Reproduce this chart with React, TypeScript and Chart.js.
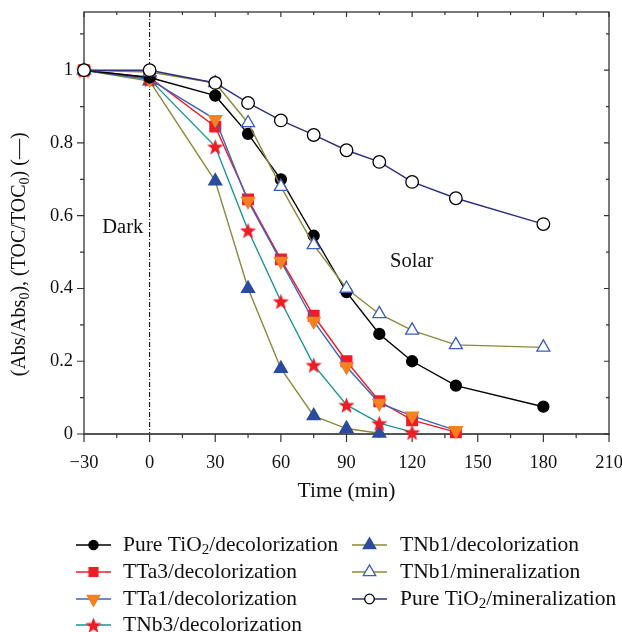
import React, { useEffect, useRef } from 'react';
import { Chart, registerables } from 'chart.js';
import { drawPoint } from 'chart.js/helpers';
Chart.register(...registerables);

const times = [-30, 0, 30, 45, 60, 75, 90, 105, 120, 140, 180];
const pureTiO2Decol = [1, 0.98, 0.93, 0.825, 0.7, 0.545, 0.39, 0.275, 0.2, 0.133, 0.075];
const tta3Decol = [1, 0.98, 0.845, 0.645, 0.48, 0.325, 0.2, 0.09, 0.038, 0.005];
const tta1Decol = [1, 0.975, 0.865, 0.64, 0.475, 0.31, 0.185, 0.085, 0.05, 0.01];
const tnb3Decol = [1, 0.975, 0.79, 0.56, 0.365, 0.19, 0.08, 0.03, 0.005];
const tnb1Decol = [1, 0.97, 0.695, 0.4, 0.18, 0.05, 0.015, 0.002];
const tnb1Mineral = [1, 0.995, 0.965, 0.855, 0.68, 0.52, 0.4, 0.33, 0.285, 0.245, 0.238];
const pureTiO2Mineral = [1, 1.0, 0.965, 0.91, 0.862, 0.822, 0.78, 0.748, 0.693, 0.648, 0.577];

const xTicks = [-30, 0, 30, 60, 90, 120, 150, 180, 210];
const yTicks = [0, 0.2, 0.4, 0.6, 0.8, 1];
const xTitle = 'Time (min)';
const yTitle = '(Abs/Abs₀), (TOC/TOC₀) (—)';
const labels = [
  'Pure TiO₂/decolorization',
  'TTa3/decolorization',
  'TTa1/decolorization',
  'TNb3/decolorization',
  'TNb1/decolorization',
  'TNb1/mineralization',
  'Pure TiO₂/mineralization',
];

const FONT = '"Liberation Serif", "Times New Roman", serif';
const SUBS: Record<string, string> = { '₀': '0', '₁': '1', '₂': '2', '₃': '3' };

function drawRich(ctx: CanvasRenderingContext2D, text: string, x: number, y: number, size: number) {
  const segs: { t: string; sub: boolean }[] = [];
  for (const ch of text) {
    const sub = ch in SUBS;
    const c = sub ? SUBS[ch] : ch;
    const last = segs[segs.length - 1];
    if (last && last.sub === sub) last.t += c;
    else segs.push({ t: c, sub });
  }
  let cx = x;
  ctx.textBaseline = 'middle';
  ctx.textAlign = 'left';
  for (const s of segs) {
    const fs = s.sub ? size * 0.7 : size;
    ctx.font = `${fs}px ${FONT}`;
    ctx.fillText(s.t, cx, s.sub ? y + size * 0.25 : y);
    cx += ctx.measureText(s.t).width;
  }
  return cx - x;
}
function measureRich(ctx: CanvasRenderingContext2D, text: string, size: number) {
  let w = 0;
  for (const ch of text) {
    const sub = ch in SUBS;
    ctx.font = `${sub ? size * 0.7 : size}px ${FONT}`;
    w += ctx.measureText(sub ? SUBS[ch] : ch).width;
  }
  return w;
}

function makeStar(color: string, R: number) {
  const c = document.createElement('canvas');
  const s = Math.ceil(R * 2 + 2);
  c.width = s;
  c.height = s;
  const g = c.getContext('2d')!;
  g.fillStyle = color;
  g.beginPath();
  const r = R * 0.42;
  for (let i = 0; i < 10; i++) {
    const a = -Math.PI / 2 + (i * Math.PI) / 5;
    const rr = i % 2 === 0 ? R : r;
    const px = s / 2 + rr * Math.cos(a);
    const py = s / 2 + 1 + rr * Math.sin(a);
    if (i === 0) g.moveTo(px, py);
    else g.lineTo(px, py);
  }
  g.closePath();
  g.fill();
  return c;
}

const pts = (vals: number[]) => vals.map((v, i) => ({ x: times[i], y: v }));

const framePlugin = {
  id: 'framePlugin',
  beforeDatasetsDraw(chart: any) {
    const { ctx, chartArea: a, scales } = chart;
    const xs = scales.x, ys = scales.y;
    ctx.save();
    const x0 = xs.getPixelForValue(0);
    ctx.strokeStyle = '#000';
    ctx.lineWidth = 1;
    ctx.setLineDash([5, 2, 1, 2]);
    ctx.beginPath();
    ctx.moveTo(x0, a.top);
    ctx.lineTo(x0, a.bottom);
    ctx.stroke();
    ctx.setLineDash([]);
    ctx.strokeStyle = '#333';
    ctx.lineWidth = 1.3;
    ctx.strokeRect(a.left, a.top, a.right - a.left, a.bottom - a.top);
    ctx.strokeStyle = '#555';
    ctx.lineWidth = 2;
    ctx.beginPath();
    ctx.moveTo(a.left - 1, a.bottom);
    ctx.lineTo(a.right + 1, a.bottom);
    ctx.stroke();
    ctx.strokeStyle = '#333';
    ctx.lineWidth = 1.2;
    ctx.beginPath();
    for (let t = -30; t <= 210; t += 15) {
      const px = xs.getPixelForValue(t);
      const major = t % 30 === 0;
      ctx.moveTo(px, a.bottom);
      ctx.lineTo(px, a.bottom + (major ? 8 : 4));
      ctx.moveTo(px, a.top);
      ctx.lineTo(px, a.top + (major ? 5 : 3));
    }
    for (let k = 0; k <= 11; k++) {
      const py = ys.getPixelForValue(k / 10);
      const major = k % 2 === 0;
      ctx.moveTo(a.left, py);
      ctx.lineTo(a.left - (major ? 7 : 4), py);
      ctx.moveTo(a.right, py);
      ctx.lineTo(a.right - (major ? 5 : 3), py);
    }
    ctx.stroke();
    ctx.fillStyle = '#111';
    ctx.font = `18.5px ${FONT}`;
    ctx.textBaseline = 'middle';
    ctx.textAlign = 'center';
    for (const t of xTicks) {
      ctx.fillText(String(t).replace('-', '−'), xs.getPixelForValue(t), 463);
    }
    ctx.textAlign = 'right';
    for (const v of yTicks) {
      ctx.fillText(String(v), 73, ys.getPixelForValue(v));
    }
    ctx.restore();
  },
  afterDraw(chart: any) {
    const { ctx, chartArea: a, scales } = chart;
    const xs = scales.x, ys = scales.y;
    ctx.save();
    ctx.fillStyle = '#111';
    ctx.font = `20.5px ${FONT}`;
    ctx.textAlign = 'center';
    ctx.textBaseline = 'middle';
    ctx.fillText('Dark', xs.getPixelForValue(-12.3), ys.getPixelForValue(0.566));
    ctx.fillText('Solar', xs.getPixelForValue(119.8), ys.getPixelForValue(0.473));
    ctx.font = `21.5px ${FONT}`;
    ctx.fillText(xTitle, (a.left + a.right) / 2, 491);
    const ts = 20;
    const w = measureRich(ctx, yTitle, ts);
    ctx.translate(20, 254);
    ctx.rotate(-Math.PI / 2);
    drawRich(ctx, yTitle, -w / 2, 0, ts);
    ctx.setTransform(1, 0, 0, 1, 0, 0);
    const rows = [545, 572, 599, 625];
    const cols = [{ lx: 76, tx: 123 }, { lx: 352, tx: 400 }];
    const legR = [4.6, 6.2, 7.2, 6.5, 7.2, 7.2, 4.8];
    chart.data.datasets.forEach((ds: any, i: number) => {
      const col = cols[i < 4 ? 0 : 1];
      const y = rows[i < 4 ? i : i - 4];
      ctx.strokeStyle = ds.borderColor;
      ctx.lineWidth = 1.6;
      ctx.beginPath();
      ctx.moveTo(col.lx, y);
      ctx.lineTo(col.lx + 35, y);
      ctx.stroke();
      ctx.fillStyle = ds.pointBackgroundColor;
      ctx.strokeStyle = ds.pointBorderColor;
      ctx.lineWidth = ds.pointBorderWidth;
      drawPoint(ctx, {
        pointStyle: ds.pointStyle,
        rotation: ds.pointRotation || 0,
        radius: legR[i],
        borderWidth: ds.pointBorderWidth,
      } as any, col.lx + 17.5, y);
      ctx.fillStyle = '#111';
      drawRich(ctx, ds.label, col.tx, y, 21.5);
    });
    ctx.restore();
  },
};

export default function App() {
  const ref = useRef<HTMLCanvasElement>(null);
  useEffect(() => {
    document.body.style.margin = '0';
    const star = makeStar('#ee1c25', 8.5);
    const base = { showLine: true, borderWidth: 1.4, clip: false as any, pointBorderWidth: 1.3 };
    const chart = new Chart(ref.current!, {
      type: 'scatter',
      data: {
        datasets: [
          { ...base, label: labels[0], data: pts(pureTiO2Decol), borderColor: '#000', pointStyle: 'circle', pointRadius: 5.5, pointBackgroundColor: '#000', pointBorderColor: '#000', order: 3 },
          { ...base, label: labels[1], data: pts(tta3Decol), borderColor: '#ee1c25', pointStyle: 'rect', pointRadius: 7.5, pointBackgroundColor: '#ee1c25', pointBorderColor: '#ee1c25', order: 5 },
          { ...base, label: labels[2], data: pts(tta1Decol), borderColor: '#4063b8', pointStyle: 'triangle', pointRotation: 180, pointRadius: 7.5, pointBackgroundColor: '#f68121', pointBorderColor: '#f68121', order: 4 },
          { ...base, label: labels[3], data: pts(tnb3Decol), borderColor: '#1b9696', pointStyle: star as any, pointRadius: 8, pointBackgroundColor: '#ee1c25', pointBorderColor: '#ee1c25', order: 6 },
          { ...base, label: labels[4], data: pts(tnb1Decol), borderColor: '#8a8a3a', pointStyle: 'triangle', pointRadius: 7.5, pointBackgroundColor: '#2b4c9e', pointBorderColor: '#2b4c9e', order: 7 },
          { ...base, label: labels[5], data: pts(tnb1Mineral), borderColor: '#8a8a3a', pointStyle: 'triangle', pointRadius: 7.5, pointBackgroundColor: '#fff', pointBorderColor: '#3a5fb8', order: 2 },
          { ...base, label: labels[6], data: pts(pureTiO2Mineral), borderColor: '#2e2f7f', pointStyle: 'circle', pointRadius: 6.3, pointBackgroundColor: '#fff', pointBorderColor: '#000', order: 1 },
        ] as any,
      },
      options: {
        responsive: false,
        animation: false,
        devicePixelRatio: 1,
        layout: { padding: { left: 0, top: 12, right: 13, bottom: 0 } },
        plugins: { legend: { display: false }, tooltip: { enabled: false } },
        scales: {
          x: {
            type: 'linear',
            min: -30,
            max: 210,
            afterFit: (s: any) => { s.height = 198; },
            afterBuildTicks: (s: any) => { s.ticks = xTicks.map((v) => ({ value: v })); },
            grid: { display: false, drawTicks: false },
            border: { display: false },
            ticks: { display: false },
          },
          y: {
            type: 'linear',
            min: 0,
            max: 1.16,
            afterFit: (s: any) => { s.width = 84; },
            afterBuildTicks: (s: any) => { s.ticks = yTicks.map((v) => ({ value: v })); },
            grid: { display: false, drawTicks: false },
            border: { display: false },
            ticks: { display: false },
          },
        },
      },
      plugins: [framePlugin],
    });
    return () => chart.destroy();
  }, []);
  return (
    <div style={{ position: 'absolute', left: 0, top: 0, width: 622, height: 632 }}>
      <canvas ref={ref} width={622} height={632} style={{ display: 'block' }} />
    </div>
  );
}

----

=== Work to do ===
Print the data above verbatim from the first line through the line holding "Chart.register(...registerables);", leaving every picture out.

=== Response to this exercise ===
Reproduce this chart with React, TypeScript and Chart.js.
import React, { useEffect, useRef } from 'react';
import { Chart, registerables } from 'chart.js';
import { drawPoint } from 'chart.js/helpers';
Chart.register(...registerables);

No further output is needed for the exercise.